Senior Platform Engineer (AI Platform)
CDAIFull Description
As a Senior Platform Engineer, you will help design, build, and evolve Compass Digitals AI platform for LLM-powered applications and agentic systems. You will create secure, scalable, production-grade capabilities for orchestration, retrieval, tool integration, evaluation, observability, and governance. Working closely with platform, data, product, security, and engineering teams, you will enable AI copilots, operational automation, and intelligent customer experiences across our digital ecosystem.
Key Responsibilities
* Design and operate the core platform capabilities that power LLM applications, copilots, and agentic workflows across multiple environments.
* Architect single-agent and multi-agent execution patterns, including tool calling, workflow routing, state management, and human-in-the-loop checkpoints.
* Build and maintain a secure integration layer that connects models to internal APIs, data products, and enterprise systems using patterns such as Model Context Protocol (MCP), OpenAPI-defined tools, and event-driven services.
* Develop retrieval and knowledge capabilities that support grounded responses, including document ingestion, chunking, embeddings, vector search, metadata filtering, reranking, and source attribution.
* Establish evaluation frameworks and regression tests for response quality, task success, reliability, and safety; use offline and online evals to continuously improve production performance.
* Implement guardrails and governance controls for identity-aware access, PII handling, content safety, prompt and tool security, auditability, and compliance.

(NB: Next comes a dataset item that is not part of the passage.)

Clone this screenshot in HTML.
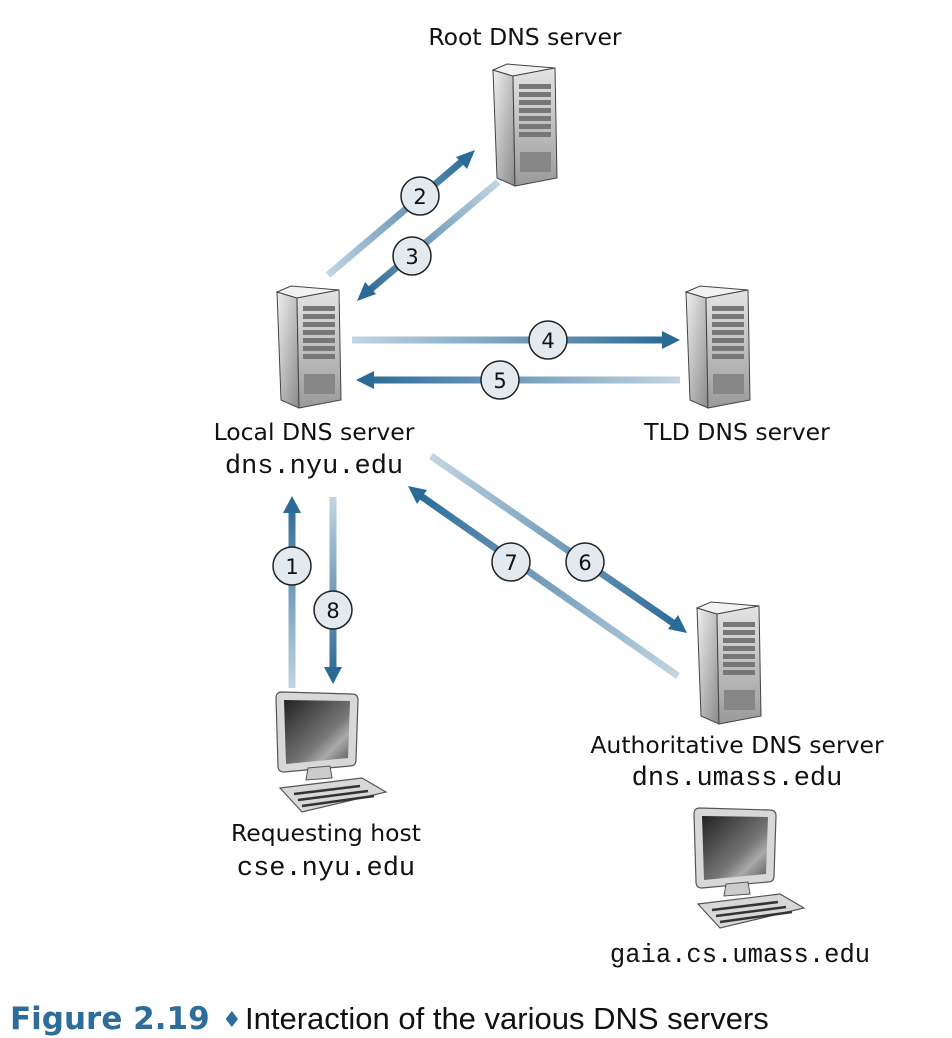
<!DOCTYPE html>
<html><head><meta charset="utf-8"><style>
html,body{margin:0;padding:0;background:#fff;}
svg{display:block}
.s{font-family:"DejaVu Sans","Liberation Sans",sans-serif;font-size:23.5px;fill:#111;text-anchor:middle}
.m{font-family:"Liberation Mono",monospace;font-size:27px;fill:#111;text-anchor:middle}
.n{font-family:"DejaVu Sans","Liberation Sans",sans-serif;font-size:21px;fill:#111;text-anchor:middle}
</style></head><body>
<svg width="952" height="1038" viewBox="0 0 952 1038" xmlns="http://www.w3.org/2000/svg">
<defs>
<linearGradient id="front" x1="0" y1="0" x2="0" y2="1"><stop offset="0" stop-color="#e4e4e4"/><stop offset="1" stop-color="#9a9a9a"/></linearGradient>
<linearGradient id="side" x1="0" y1="0" x2="1" y2="1"><stop offset="0" stop-color="#f0f0f0"/><stop offset="1" stop-color="#8a8a8a"/></linearGradient>
<linearGradient id="scr" x1="0" y1="0" x2="1" y2="1"><stop offset="0" stop-color="#222"/><stop offset="0.6" stop-color="#777"/><stop offset="0.75" stop-color="#aaa"/><stop offset="1" stop-color="#555"/></linearGradient>
<g id="srv">
<polygon points="0,6 20,12 22,122 4,114" fill="url(#side)" stroke="#444" stroke-width="1"/>
<polygon points="0,6 14,0 62,4 20,12" fill="#f2f2f2" stroke="#444" stroke-width="1"/>
<polygon points="20,12 62,4 64,114 22,122" fill="url(#front)" stroke="#444" stroke-width="1"/>
<g fill="#777">
<rect x="26" y="20" width="32" height="5"/><rect x="26" y="28" width="32" height="5"/><rect x="26" y="36" width="32" height="5"/><rect x="26" y="44" width="32" height="5"/><rect x="26" y="52" width="32" height="5"/><rect x="26" y="60" width="32" height="5"/><rect x="26" y="68" width="32" height="5"/>
</g>
<rect x="27" y="88" width="31" height="20" fill="#868686"/>
</g>
<g id="pc">
<path d="M4,6 Q4,0 10,0 L80,2 Q86,2 86,8 L84,68 Q84,74 78,74 L12,80 Q6,80 6,74 Z" fill="#d8d8d8" stroke="#555" stroke-width="1.2"/>
<path d="M12,8 L78,9 L76,66 L14,72 Z" fill="url(#scr)"/>
<path d="M36,76 L58,74 L60,86 L34,88 Z" fill="#ccc" stroke="#555"/>
<path d="M8,96 L90,86 L114,100 L30,120 Z" fill="#d8d8d8" stroke="#555" stroke-width="1.2"/>
<path d="M22,102 L88,94 M26,108 L96,99 M30,114 L102,104" stroke="#333" stroke-width="2.5"/>
</g>
</defs>

<use href="#srv" x="493" y="64"/>
<use href="#srv" x="277" y="286"/>
<use href="#srv" x="686" y="286"/>
<use href="#srv" x="697" y="602"/>
<use href="#pc" x="272" y="692"/>
<use href="#pc" x="690" y="808"/>

<defs>
<linearGradient id="g2" gradientUnits="userSpaceOnUse" x1="328" y1="275" x2="470" y2="154"><stop offset="0" stop-color="#c2d5e2"/><stop offset="1" stop-color="#2a6a96"/></linearGradient>
<linearGradient id="g3" gradientUnits="userSpaceOnUse" x1="498" y1="182" x2="362" y2="296"><stop offset="0" stop-color="#c2d5e2"/><stop offset="1" stop-color="#2a6a96"/></linearGradient>
<linearGradient id="g4" gradientUnits="userSpaceOnUse" x1="352" y1="0" x2="670" y2="0"><stop offset="0" stop-color="#c2d5e2"/><stop offset="1" stop-color="#2a6a96"/></linearGradient>
<linearGradient id="g5" gradientUnits="userSpaceOnUse" x1="680" y1="0" x2="362" y2="0"><stop offset="0" stop-color="#c2d5e2"/><stop offset="1" stop-color="#2a6a96"/></linearGradient>
<linearGradient id="g6" gradientUnits="userSpaceOnUse" x1="431" y1="456" x2="680" y2="628"><stop offset="0" stop-color="#c2d5e2"/><stop offset="1" stop-color="#2a6a96"/></linearGradient>
<linearGradient id="g7" gradientUnits="userSpaceOnUse" x1="678" y1="676" x2="414" y2="491"><stop offset="0" stop-color="#c2d5e2"/><stop offset="1" stop-color="#2a6a96"/></linearGradient>
<linearGradient id="g1" gradientUnits="userSpaceOnUse" x1="0" y1="688" x2="0" y2="502"><stop offset="0" stop-color="#c2d5e2"/><stop offset="1" stop-color="#2a6a96"/></linearGradient>
<linearGradient id="g8" gradientUnits="userSpaceOnUse" x1="0" y1="497" x2="0" y2="676"><stop offset="0" stop-color="#c2d5e2"/><stop offset="1" stop-color="#2a6a96"/></linearGradient>
</defs>
<g stroke-width="7" fill="none">
<line x1="328" y1="275" x2="466" y2="158" stroke="url(#g2)"/>
<line x1="498" y1="182" x2="366" y2="293" stroke="url(#g3)"/>
<line x1="352" y1="340" x2="666" y2="340" stroke="url(#g4)"/>
<line x1="680" y1="380" x2="368" y2="380" stroke="url(#g5)"/>
<line x1="431" y1="456" x2="676" y2="625" stroke="url(#g6)"/>
<line x1="678" y1="676" x2="418" y2="494" stroke="url(#g7)"/>
<line x1="292" y1="688" x2="292" y2="508" stroke="url(#g1)"/>
<line x1="333" y1="497" x2="333" y2="670" stroke="url(#g8)"/>
</g>
<g fill="#2a6a96">
<polygon points="475,150 456,157 467,169"/>
<polygon points="357,301 376,294 365,282"/>
<polygon points="680,340 662,331 662,349"/>
<polygon points="356,380 374,371 374,389"/>
<polygon points="687,633 678,615 668,629"/>
<polygon points="408,486 417,504 427,490"/>
<polygon points="292,496 283,513 301,513"/>
<polygon points="333,684 324,667 342,667"/>
</g>
<g fill="#e2e9ef" stroke="#222" stroke-width="1.5">
<circle cx="420" cy="196" r="19"/><circle cx="412" cy="256" r="19"/>
<circle cx="548" cy="340" r="19"/><circle cx="500" cy="380" r="19"/>
<circle cx="292" cy="566" r="19"/><circle cx="333" cy="610" r="19"/>
<circle cx="511" cy="562" r="19"/><circle cx="585" cy="562" r="19"/>
</g>
<g class="n">
<text x="420" y="204">2</text><text x="412" y="264">3</text>
<text x="548" y="348">4</text><text x="500" y="388">5</text>
<text x="292" y="574">1</text><text x="333" y="618">8</text>
<text x="511" y="570">7</text><text x="585" y="570">6</text>
</g>

<text class="s" x="525" y="45">Root DNS server</text>
<text class="s" x="314" y="440">Local DNS server</text>
<text class="m" x="314" y="473">dns.nyu.edu</text>
<text class="s" x="737" y="440">TLD DNS server</text>
<text class="s" x="737" y="753">Authoritative DNS server</text>
<text class="m" x="737" y="785">dns.umass.edu</text>
<text class="s" x="326" y="841">Requesting host</text>
<text class="m" x="326" y="875">cse.nyu.edu</text>
<text class="m" x="740" y="962" style="font-size:25.5px">gaia.cs.umass.edu</text>

<text x="10" y="1029" font-family="DejaVu Sans,Liberation Sans,sans-serif" font-size="31" font-weight="bold" fill="#2e6c9a">Figure 2.19</text>
<text x="222" y="1027" font-family="DejaVu Sans,sans-serif" font-size="22" fill="#2e6c9a">♦</text>
<text x="245" y="1029" font-family="Liberation Sans,sans-serif" font-size="31" fill="#111">Interaction of the various DNS servers</text>
</svg>
</body></html>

* Create end-to-end observability for prompts, tool invocations, agent traces, latency, failure analysis, and token or cost usage to support debugging and production operations.
* Automate platform provisioning and deployment using Terraform, containers, CI/CD, and cloud-native services.
* Optimize model selection, throughput, latency, resilience, and cost efficiency across AI workloads.
* Collaborate with data and ML teams to expose governed structured and unstructured data to AI applications in a safe, reusable way.
* Help define reusable standards, platform patterns, and engineering best practices for building reliable AI and agent-based systems at scale.
Qualifications
* Proven experience building or operating production AI/LLM platforms, developer platforms, or complex distributed systems.
* Strong hands-on experience with Python and API or service development; experience with TypeScript, Go, or Java is a plus.
* Experience designing agentic systems or advanced LLM applications that use tool calling, workflow orchestration, retrieval-augmented generation (RAG), and state management.
* Familiarity with modern agent frameworks and platforms such as OpenAI Agents SDK, Amazon Bedrock Agents, LangGraph, or similar tooling.
* Strong understanding of vector search, embeddings, knowledge base design, ranking/reranking, and grounded generation.
* Experience with AWS and modern platform infrastructure, including containers, serverless services, Kubernetes, networking, and IAM.
* Experience with Terraform or similar Infrastructure-as-Code tools and strong CI/CD automation practices.
* Understanding of evaluation, prompt testing, offline benchmarks, and release guardrails for AI systems.
* Hands-on experience with observability tooling for logs, metrics, tracing, and incident response.
* Strong grasp of security, privacy, and governance for AI systems, including secrets management, RBAC, data protection, and responsible AI controls.
* Ability to work cross-functionally with product, data, ML, and platform teams and translate emerging AI capabilities into reliable platform services.
* Bachelor's degree or equivalent in Computer Science, Engineering, or a related field.
Nice to Have
* Experience building internal developer platforms or self-service tooling for AI teams.
* Experience with real-time inference, streaming workflows, or event-driven architectures.
* Familiarity with data platform concepts such as dbt, Spark, Apache Iceberg, or data product design.
* Background in hospitality, retail, or large-scale enterprise environments.